23
Experimenting with Data Visualization Using Vega Lite
For this blog post, I'm going to sidetrack from the usual tutorials and step-by-steps to shed light on a topic that's very important to me.
Disparity in COVID-19 Infections and Deaths Between Different Racial/Ethnic Groups and the Latinx Community
In light of recent news regarding massive spikes in COVID-19 cases, I wanted to create a visualization using data pulled from the CDC regarding COVID-19 infections and deaths within the Latinx community.
While I had fun creating this visualization, I'm by no means a data scientist. I want you to take this with a grain of salt and understand that I'm as new to this as you might be. With that said, if any data scientists or data viz engineers out there want to reach out to me with pointers, I'm all ears. Let's dive in.
Before embarking on this data-visualization journey, I was curious about statistics and data surrounding my community in regards to COVID-19 infection/death rates and their causes. I live in a predominantly Latinx neighborhood in Oakland, and have seen the various community programs incentivizing vaccination against the virus. Despite their best efforts however, according to data from the CDC and the CA Department of Public Health, Latinx and other people of color are disproportionately affected amid worsening historical inequities.
Latinx communities comprise 18.5% of the U.S. population. And they are being severely impacted by COVID-19.
So why do they make up such a small amount of people getting vaccinated in some states?
Lack of access, vaccine confidence, and misinformation might be part of the answer.
Most states are following the CDC recommendations with vaccine rollout by prioritizing health care workers and elderly people living in assisted living facilities.
However, this can leave states open to interpret who is defined as a health care worker, sometimes leaving out essential workers who are still regularly exposed to COVID-19, such as janitorial and cleaning staff. Where often, essential workers and service workers come from Latinx and Black communities.
In Jean Guerrero's op-ed in The LA Times, they explain the effect of misinformation in Latinx communities:
Now, Latinos lag behind in vaccination rates, driven in part by Spanish-language disinformation deliberately targeting us on Facebook, YouTube, WhatsApp and more. The conspiracy forces that tried to depress Latino voter turnout with lies about the election now appear to be using internet platforms to tell Latinos the vaccine contains a microchip, alters DNA or causes stillbirths. The misinformation then spreads through word of mouth.
Using data pulled from the CDC's National Center for Health Statistics, I plotted a graph using the Vega-Lite JavaScript library on the Observable platform. In the following steps I'm going to detail how I pulled and plotted data illustrating deaths in Latinx communities by county in California.
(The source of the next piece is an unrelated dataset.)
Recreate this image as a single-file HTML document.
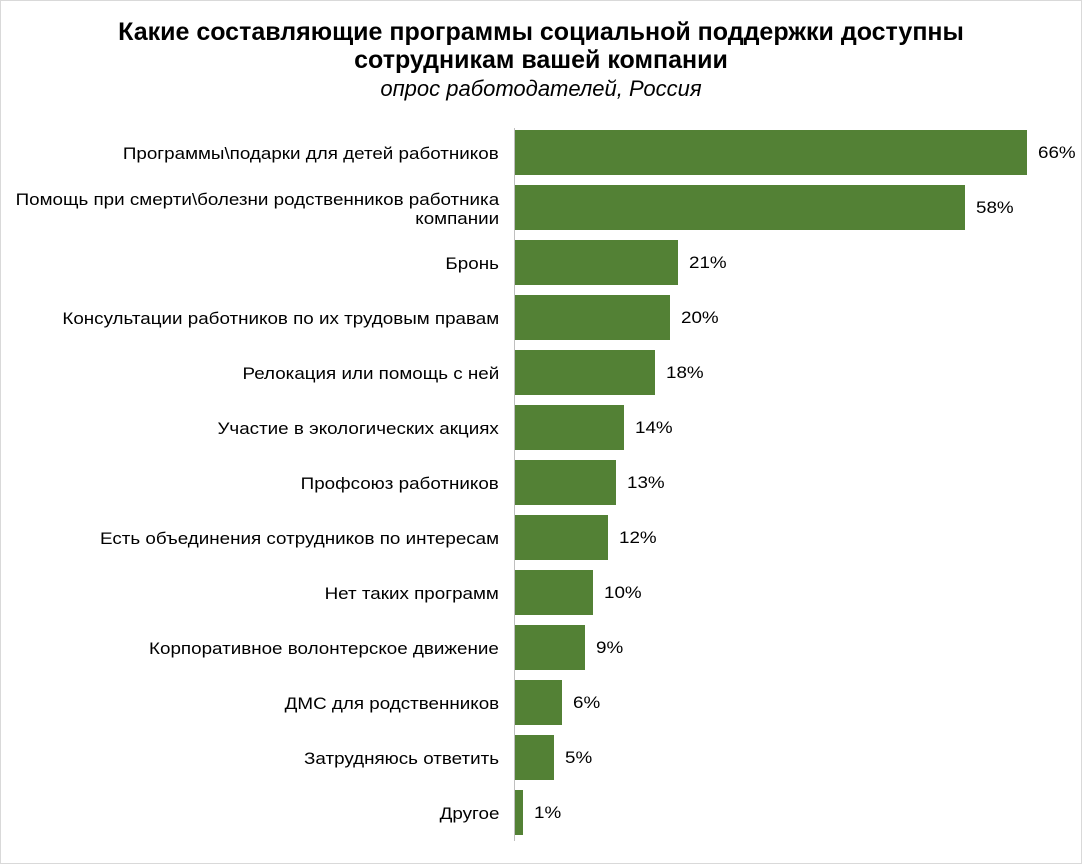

Using the Observable Platform, I was able to plot the following graph by simply fetching data from the CDC API like so:
url = 'https://data.cdc.gov/resource/k8wy-p9cg.json?state=CA'
I then require
d3-fetch
in order to have access to its JSON parser method to use with the CDC API.
d3Fetch = require('d3-fetch')
With our d3-fetch
object we can now fetch and parse through our JSON data.
covidData = d3.json(url)
Now that I have access to only CA COVID-19 data (you might have noticed the API URL only specifies California), I want to make sure that decimals aren't used to plot my graph. We can easily fix that.
changedData = {
let parsedData = [];
for (let i = 0; i < covidData.length; i++) {
let data = covidData[i];
data['hispanic'] = data['hispanic'] * 100;
parsedData.push(data);
}
return parsedData;
}
Using a simple for
loop, I change the value for hispanic from the original decimal value to a more usable number for my graph.
Now that I have the data I want, it's time to plot the graph using Vega Lite.
I then require
Vega Lite like so:
vegalite = require('@observablehq/vega-lite')
Once I have access to the Vega Lite library, I can easily plot my graph setting the values with my changedData array.
vegalite({
data: { values: changedData },
mark: {
type: "area",
line: {
color: "darkgreen"
},
color: {
x1: 1,
y1: 1,
x2: 1,
y2: 0,
gradient: "linear",
stops: [
{
offset: 0,
color: "white"
},
{
offset: 1,
color: "darkgreen"
}
]
}
},
autosize: "fit",
width: width,
encoding: {
x: {
field: "county_name",
type: "ordinal"
},
y: {
field: "hispanic",
type: "quantitative"
}
}
})
The end result will look like this:
As I previously mentioned, working on this really hit close to home for me. Particularly because I have family in Fresno County, an area still heavily affected by COVID-19, and have bore witness to my family and other members of my community regurgitating misinformation they heard from non-reliable sources.
In order to fight against this and help our communities move from vaccine hesitancy to confidence, we need to start sharing accurate information on how to protect one another from COVID-19. Some ways of doing this would be by making data more accessible and interpretable, as well as highlighting uplifting stories from other community members who overcame COVID-19 misinformation.
23